[Saved entries]

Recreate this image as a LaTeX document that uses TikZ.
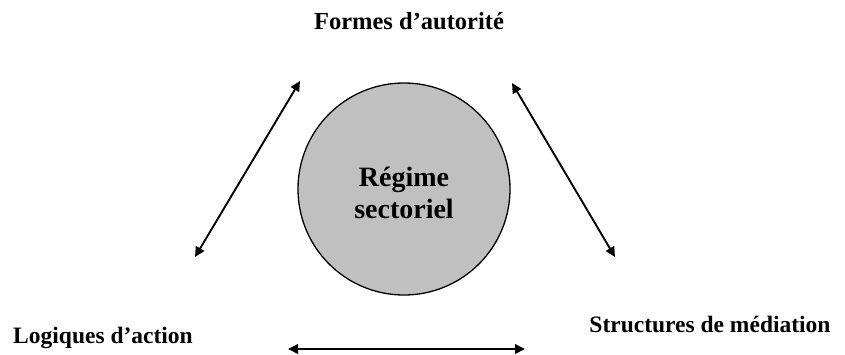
\documentclass[tikz,border=0pt]{standalone}
\usepackage{fontspec}
\setmainfont{Liberation Serif}
\usetikzlibrary{arrows.meta}
\definecolor{regfill}{RGB}{192,192,192}
\tikzset{
  reg/.style={circle, draw=black, line width=1.3pt, fill=regfill, minimum size=212pt, inner sep=0pt},
  regt/.style={align=center, inner sep=0pt, font=\fontsize{28}{32}\selectfont\bfseries},
  lab/.style={anchor=base, inner sep=0pt, font=\fontsize{23.5}{28}\selectfont\bfseries},
  barr/.style={{Triangle[length=10pt,width=9.5pt]}-{Triangle[length=10pt,width=9.5pt]}, line width=1.9pt},
}
\begin{document}
\begin{tikzpicture}[x=1pt,y=-1pt]
  \useasboundingbox (0,0) rectangle (845,354);
  % centre
  \node[reg] (reg) at (404,189) {};
  \node[regt, anchor=base] (regtxt) at (404,218) {Régime\\sectoriel};
  % labels
  \node[lab, font=\fontsize{24.5}{28}\selectfont\bfseries] (fa) at (409,29) {Formes d’autorité};
  \node[lab] (la) at (103,343) {Logiques d’action};
  \node[lab] (sm) at (710,332) {Structures de médiation};
  % arrow ends
  \coordinate (l1) at (195,257);
  \coordinate (l2) at (300,81);
  \coordinate (r1) at (512,83);
  \coordinate (r2) at (615,257);
  \coordinate (b1) at (288,349);
  \coordinate (b2) at (525,349);
  \draw[barr] (l1) -- (l2);
  \draw[barr] (r1) -- (r2);
  \draw[barr] (b1) -- (b2);
\end{tikzpicture}
\end{document}
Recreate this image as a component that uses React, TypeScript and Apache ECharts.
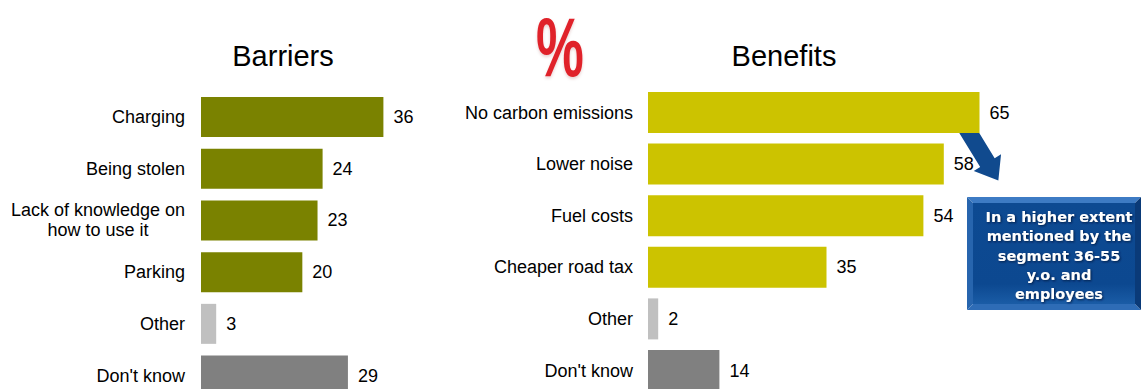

→ TASK STATEMENT
In the records above, collect each line with "Recreate".

→ COMPLETED EXERCISE
Recreate this image as a LaTeX document that uses TikZ.
Recreate this image as a component that uses React, TypeScript and Apache ECharts.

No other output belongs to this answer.